Tini, yang berasal dari Rumah Milenial Indonesia (RMI), mengungkapkan bahwa dalam hal keadilan tidak boleh memandang agama.
“Tidak boleh memandang agama apa pun. Setiap orang berhak untuk hidup aman” demikian sambutan singkat dari Tini mewakili suara orang Islam.
Acara pembakaran lilin tersebut memiliki tiga tujuan, yakni untuk mengenang kematian Adelina Sau sekaligus menentang hasil putusan pengadilan yang membebaskan pelaku kekerasan terhadap Adelina Sau; untuk mendukung Ibu Mariance Kabu; dan sebagai malam peringatan bagi semua orang yang mengalami kekerasan di dalam masyarakat di Hari Anti Penyiksaan Sedunia.
Ada pun organisasi yang terlibat dalam aksi bakar 1000 lilin adalah Jaringan Solidaritas Kemanusiaan; IRGSC; JRUK Kupang; Komunitas Hanaf; RMI (Rumah Milenial Indonesia); Sekolah Harmoni Kupang; Garda BMI NTT; LMID Eksekutif Kota Kupang; Sahabat Solidaritas Perempuan NTT; JPIC Divina Providentia; Serikat Buruh Migran Indonesia-NTT; Rumah Harapan-Kupang; Organisasi Perubahan Sosial Indonesia-Kupang (OPSI); Talitakhum Indonesia; Talitakum Kupang; Komunitas RVM; Komunitas SSpS; JPIC Claretian/SOMI CLARET; dan Senat Mahasiswa Universitas Katolik Widya Mandira, Kupang.

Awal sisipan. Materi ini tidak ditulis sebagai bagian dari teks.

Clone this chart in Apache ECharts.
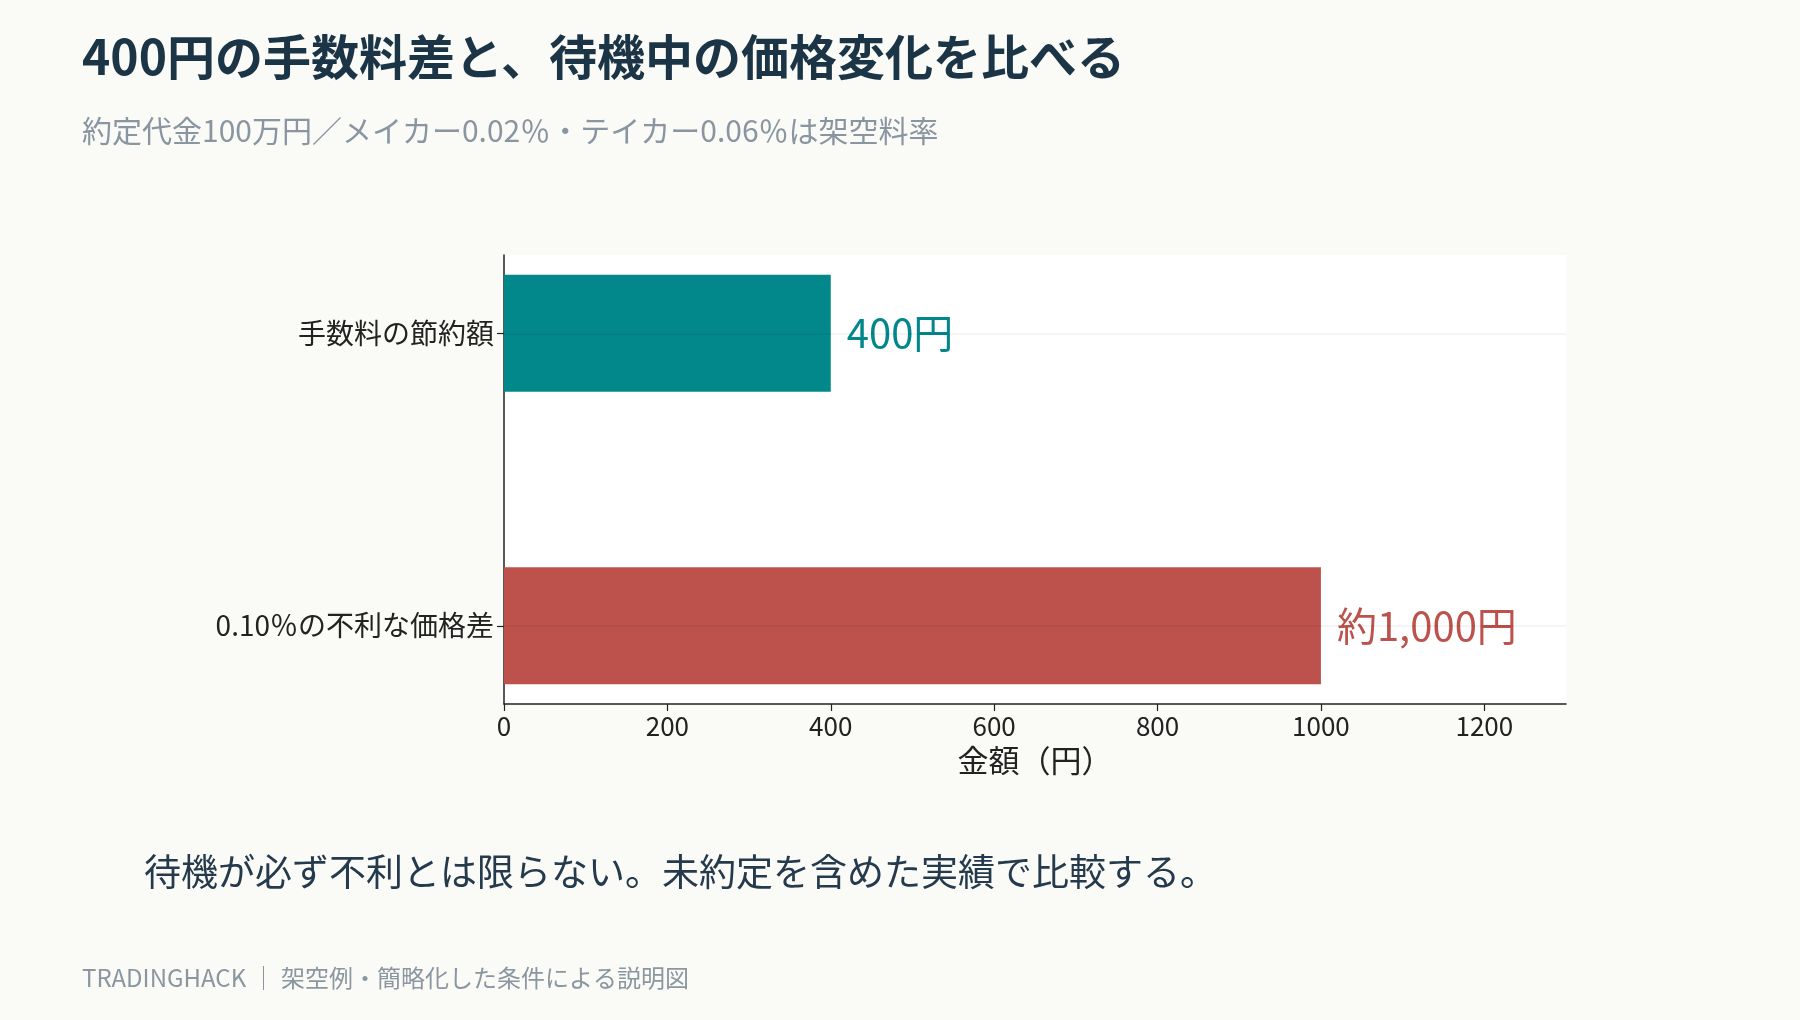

Aksi ini ditutup dengan pembacaan sembilan tuntutan yang diantaranya mengutuk keras aksi kekerasan yang dialami oleh para pekerja di luar negeri, menuntut pemerintah untuk mengusut lagi hasil pengadilan Malaysia yang membebaskan pelaku kekerasan terhadap Adelina Sau serta meminta kejelasan status hukum dari kasus Mariance Kabu dan meminta pemerintah menyelesaikan kasus yang masih menumpuk di meja Polda NTT.